O jornalista destaca que “a empresa indiana, por sua vez, não colocou um parafuso na rodovia nem moveu um dedo para reerguer o porto de exportação de minérios. Mesmo assim, ainda conseguiu exportar ferro, faturar altos financiamentos e ainda ganhar o prêmio de ser protegida por um outro conglomerado indiano que até agora ainda não liquidou a dívida trabalhista deixada pela antecessora, não pagou as empresas prestadoras de serviços e tampouco mostra ânimo de recuperar a estrada de ferro e o porto”.

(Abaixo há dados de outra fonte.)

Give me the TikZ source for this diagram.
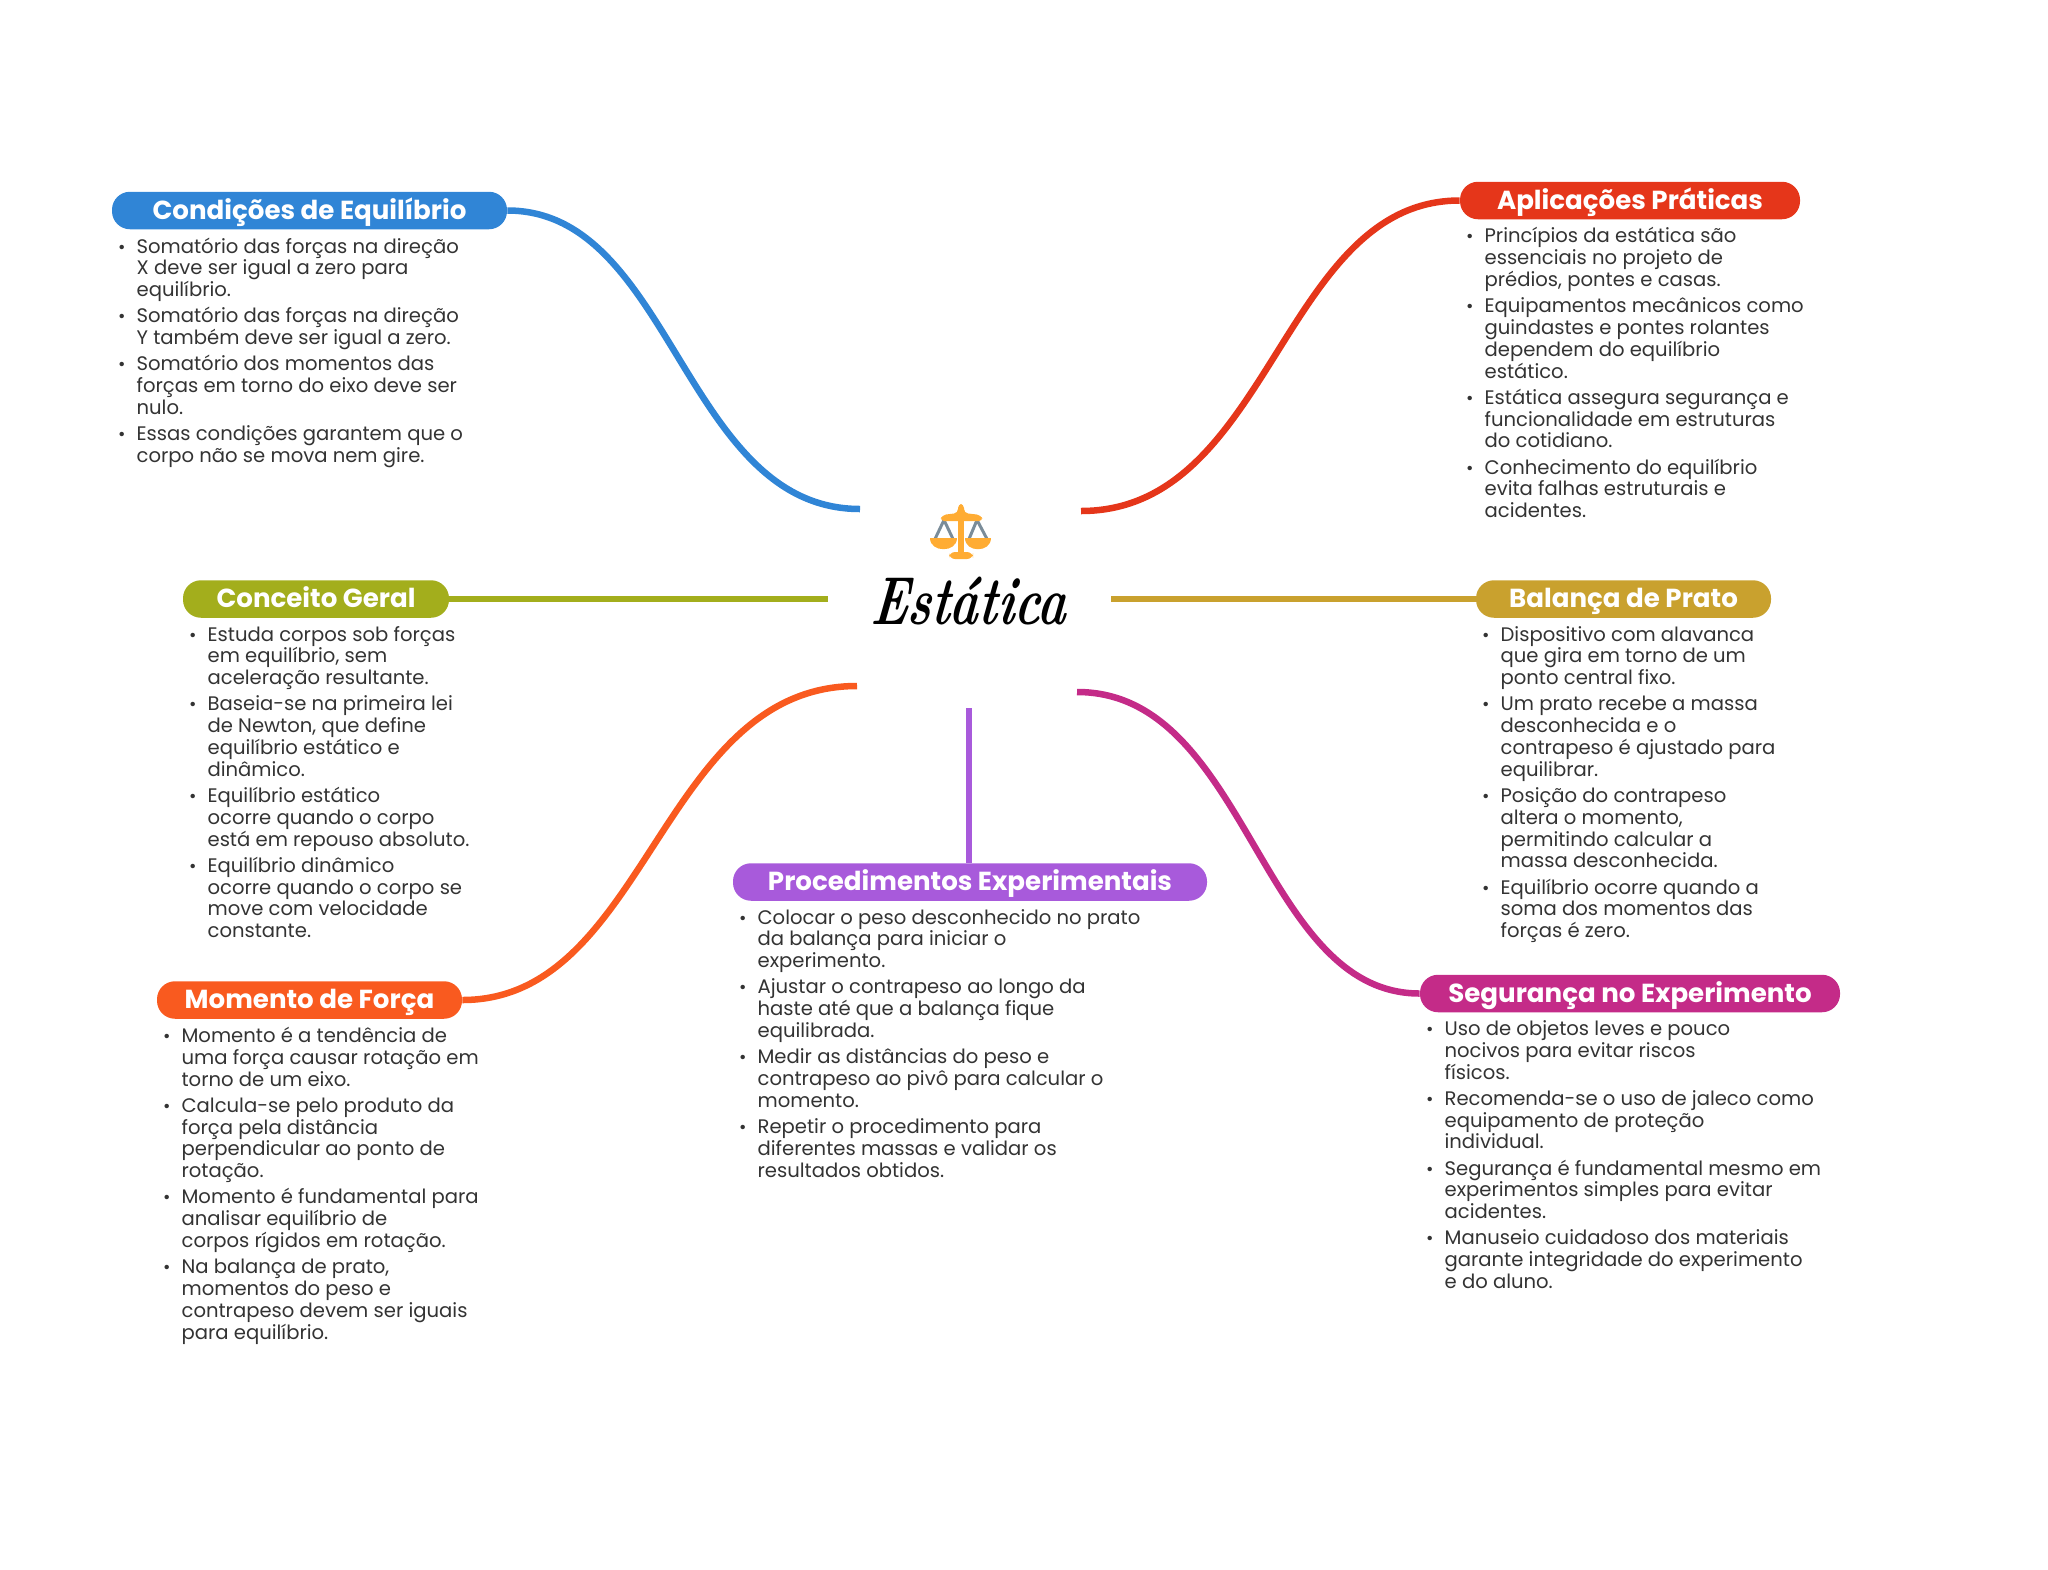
\documentclass[tikz,border=0pt]{standalone}
\usepackage{fontspec}
\setsansfont{Poppins}
\usetikzlibrary{positioning}
\definecolor{ccond}{HTML}{3085D6}
\definecolor{capli}{HTML}{E5361A}
\definecolor{cconc}{HTML}{A3AE1C}
\definecolor{cbala}{HTML}{C9A12E}
\definecolor{cmome}{HTML}{F95A1F}
\definecolor{cproc}{HTML}{A85ADB}
\definecolor{csegu}{HTML}{C42B88}
\definecolor{cbody}{HTML}{333333}
\definecolor{cicon}{HTML}{FFAC33}
\definecolor{cwire}{HTML}{7A8C99}
\newcommand{\itm}{\leavevmode\llap{\fontsize{9}{9}\selectfont•\hspace{5.5pt}}}
\newcommand{\nxt}{\\[2.2pt]}

\begin{document}
\begin{tikzpicture}[
    x=0.5pt, y=-0.5pt,
    pill/.style={rectangle, rounded corners=9pt, inner sep=0pt, minimum width=#1*0.5pt,
                 minimum height=18.75pt, text=white, text height=11pt, text depth=2.2pt,
                 font=\sffamily\bfseries\fontsize{13.05}{15}\selectfont},
    txt/.style={below right=3.8pt and 12.3pt of #1.south west, inner sep=0pt, align=left, text=cbody,
                font=\sffamily\fontsize{9.8}{10.9}\selectfont},
    link/.style={line width=3.25pt},
]
\useasboundingbox (0,0) rectangle (2048,1569);

% Centre
\node[xscale=0.71, xslant=0.15, font=\rmfamily\itshape\bfseries\fontsize{34}{36}\selectfont] (root) at (970,601) {Estática};
\coordinate (p1) at (860,509);
\coordinate (p2) at (1081,511);
\coordinate (p3) at (828,599);
\coordinate (p4) at (1111,599);
\coordinate (p5) at (857,686);
\coordinate (p6) at (969,708);
\coordinate (p7) at (1077,692);

% Icon
\draw[cwire, line width=1.5pt] (944,520) -- (935,539) (944,520) -- (953,539)
    (977,520) -- (969,539) (977,520) -- (987,539);
\fill[cicon, rounded corners=2pt] (958,504) -- (964,504) -- (964,513) -- (981,515) -- (983,521) -- (940,521) -- (942,515) -- (958,513) -- cycle;
\fill[cicon] (958,515) rectangle (964,553);
\fill[cicon, rounded corners=3pt] (949,559) -- (949,552) -- (973,552) -- (973,559) -- cycle;
\fill[cicon] (930,538) -- (957,538) .. controls (957,553) and (930,553) .. cycle;
\fill[cicon] (965,538) -- (991,538) .. controls (991,553) and (965,553) .. cycle;

% Titles
\node[pill=395, fill=ccond] (cond) at (309.5,210.5) {Condições de Equilíbrio};
\node[pill=340, fill=capli] (apli) at (1630,200.5) {Aplicações Práticas};
\node[pill=266, fill=cconc] (conc) at (316,599) {Conceito Geral};
\node[pill=295, fill=cbala] (bala) at (1623.5,599) {Balança de Prato};
\node[pill=305, fill=cmome] (mome) at (309.5,1000) {Momento de Força};
\node[pill=474, fill=cproc] (proc) at (970,882) {Procedimentos Experimentais};
\node[pill=420, fill=csegu] (segu) at (1630,993.5) {Segurança no Experimento};

% Text
\node[txt=cond] (tcond) {\itm Somatório das forças na direção\\X deve ser igual a zero para\\equilíbrio.\nxt
  \itm Somatório das forças na direção\\Y também deve ser igual a zero.\nxt
  \itm Somatório dos momentos das\\forças em torno do eixo deve ser\\nulo.\nxt
  \itm Essas condições garantem que o\\corpo não se mova nem gire.};
\node[txt=apli] (tapli) {\itm Princípios da estática são\\essenciais no projeto de\\prédios, pontes e casas.\nxt
  \itm Equipamentos mecânicos como\\guindastes e pontes rolantes\\dependem do equilíbrio\\estático.\nxt
  \itm Estática assegura segurança e\\funcionalidade em estruturas\\do cotidiano.\nxt
  \itm Conhecimento do equilíbrio\\evita falhas estruturais e\\acidentes.};
\node[txt=conc] (tconc) {\itm Estuda corpos sob forças\\em equilíbrio, sem\\aceleração resultante.\nxt
  \itm Baseia-se na primeira lei\\de Newton, que define\\equilíbrio estático e\\dinâmico.\nxt
  \itm Equilíbrio estático\\ocorre quando o corpo\\está em repouso absoluto.\nxt
  \itm Equilíbrio dinâmico\\ocorre quando o corpo se\\move com velocidade\\constante.};
\node[txt=bala] (tbala) {\itm Dispositivo com alavanca\\que gira em torno de um\\ponto central fixo.\nxt
  \itm Um prato recebe a massa\\desconhecida e o\\contrapeso é ajustado para\\equilibrar.\nxt
  \itm Posição do contrapeso\\altera o momento,\\permitindo calcular a\\massa desconhecida.\nxt
  \itm Equilíbrio ocorre quando a\\soma dos momentos das\\forças é zero.};
\node[txt=mome] (tmome) {\itm Momento é a tendência de\\uma força causar rotação em\\torno de um eixo.\nxt
  \itm Calcula-se pelo produto da\\força pela distância\\perpendicular ao ponto de\\rotação.\nxt
  \itm Momento é fundamental para\\analisar equilíbrio de\\corpos rígidos em rotação.\nxt
  \itm Na balança de prato,\\momentos do peso e\\contrapeso devem ser iguais\\para equilíbrio.};
\node[txt=proc] (tproc) {\itm Colocar o peso desconhecido no prato\\da balança para iniciar o\\experimento.\nxt
  \itm Ajustar o contrapeso ao longo da\\haste até que a balança fique\\equilibrada.\nxt
  \itm Medir as distâncias do peso e\\contrapeso ao pivô para calcular o\\momento.\nxt
  \itm Repetir o procedimento para\\diferentes massas e validar os\\resultados obtidos.};
\node[txt=segu] (tsegu) {\itm Uso de objetos leves e pouco\\nocivos para evitar riscos\\físicos.\nxt
  \itm Recomenda-se o uso de jaleco como\\equipamento de proteção\\individual.\nxt
  \itm Segurança é fundamental mesmo em\\experimentos simples para evitar\\acidentes.\nxt
  \itm Manuseio cuidadoso dos materiais\\garante integridade do experimento\\e do aluno.};

% Links
\draw[link, ccond] (cond.east) .. controls +(165,0) and +(-176,0) .. (p1);
\draw[link, capli] (apli.west) .. controls +(-178,0) and +(190,0) .. (p2);
\draw[link, cconc] (conc.east) -- (p3);
\draw[link, cbala] (bala.west) -- (p4);
\draw[link, cmome] (mome.east) .. controls +(185,0) and +(-197,0) .. (p5);
\draw[link, cproc] (proc.north -| p6) -- (p6);
\draw[link, csegu] (segu.west) .. controls +(-160,0) and +(171,0) .. (p7);

\end{tikzpicture}
\end{document}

Com todo esse histórico, prossegue a matéria, “o Curso de Engenharia Civil da Unifap fecha os olhos e aceita incluir num evento de grande importância para o seu currículo, uma programação visivelmente a favor da Anglo American. Todos os palestrantes e apresentadores pertencem ou são ligados por algum motivo à empresa inglesa”, ressaltando que nenhum técnico “com pensamento e posicionamento contrários aos interesses da Anglo American foi convidado” para participar do evento.
Ao final, a matéria questiona: “Por que toda essa omissão num assunto de tão alta importância, e ainda mais vindo de uma instituição que acima de tudo tem o dever de primar pela busca do conhecimento em todas as vertentes, jamais abordando-as de forma unilateral e suspeita?”.